Full text: whistleblower statement
Paul Moore, a former partner of KMPG and head of group regulatory risk at HBOS between 2002 and 2005, accused the bank of “a total failure of all key aspects of corporate governance” and said that he was repeatedly rebuffed and thwarted when he tried to register concern.
In a highly sensitive development he also pointed the finger of blame firmly at Sir James Crosby, the former chief executive of HBOS, who is deputy chairman of the chief City regulator the Financial Services Authority and a senior adviser to the Government.
By dismissing him without good reason HBOS had broken in-house rules and then replaced him with a “personal” appointment of a woman sales manager with less experience of risk management and against the wishes of other directors.
In his submission to the committee Mr Moore said that he warned HBOS it was growing too fast, warned that it was culturally indisposed to being challenged and warned that its sales culture was “significantly out of balance with their systems and controls”.
He also said that he told the board the bank needed to slow down but that he was over-ruled by the then finance director when he tried to get his views put in writing in the board minutes.
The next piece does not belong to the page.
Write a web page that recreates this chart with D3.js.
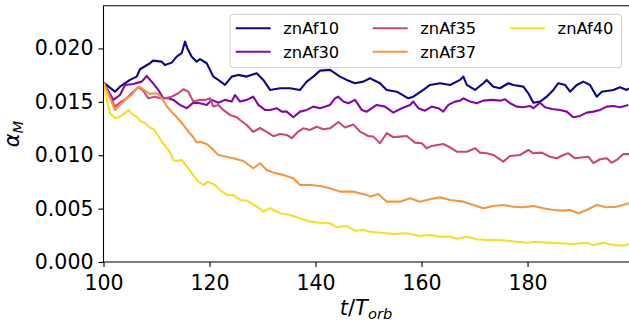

After being sacked he went to an industrial tribunal, at which point HBOS settled for “substantial damages”.
“I was subjected to a gagging order but have decided to speak out now because I believe the public interest demands it,” he said in the submission.
The details of that agreement were unclear today but Mr Moore gave an interview to the BBC in October criticising the approach to risk taken by HBOS.
“I think a concern everybody had [was] whether or not the business was under control,” he said, claiming that the bank’s priority was switched from risk management to growth under Sir James, who was subsequently appointed by the Government to lead a review of the mortgage market.
“The retail bank was going at breakneck speed and an internal risk and compliance function feels like a man in a rowing boat trying to slow down an oil tanker. I’m not saying that there were any bad intentions in that but it was difficult to slow things down,” Mr Moore said.
Mr Moore said in a previous interview that HBOS had been chasing sales too aggressively and with little regard for risk as early as 2002.
HBOS collapsed last year after lending too aggressively and relying too much on wholesale funding and had to be rescued by Lloyds TSB. The two banks took £17 billion of taxpayers’ money to beef up their balance sheets and the Government now owns 43 per cent of the combined bank.
Mr Moore concluded by saying, “One final observation I would make about HBOS disaster is this: wasn’t it actually Sir James Crosby, rather than Andy Hornby [his successor as chief executive], who was the original architect of the HBOS retailing strategy? Shouldn’t the Committee be asking him to testify?”
The dismissal of the whistleblower emerged as Lord Stevenson answered questions from MPs on the Treasury Select Committee about the British banking crisis.
Lord Stevenson told MPs: “We are profoundly and, I think I would say, unreservedly sorry at the turn of events.”
In evidence to the committee today Lord Stevenson, the former HBOS boss, emphatically denied suggestions from Andrew Tyrie MP, that Mr Moore had been “subject to threatening behaviour” by the bank.
He rejected Mr Moore’s allegations, saying that the bank commissioned an independent study and the matter was closed to the satisfaction of the FSA. “I remember the incident very well. It was taken very seriously by the board.”
George Mudie MP said, “At the end of the day, you sacked your group risk fellow. Now four years later it turns out he was right and you were wrong. You’re all in bloody denial.”
Lord Stevenson was appearing alongside Sir Fred Goodwin and Sir Tom McKillop, the former chief executive and former chairman respectively of the Royal Bank of Scotland (RBS).
RBS and HBOS, which is now part of the Lloyds Banking Group after a rescue by Lloyds TSB, have been bailed out with £37 billion from the taxpayer.
Sir Fred has been blamed widely for the demise of RBS, which is now nearly 70 per cent owned by the taxpayer, after the bank pressed ahead with the takeover of ABN Amro, the Dutch bank.
Sir Tom admitted to MPs this morning that the takeover of ABN Amro was a mistake and that RBS had overpaid for the company.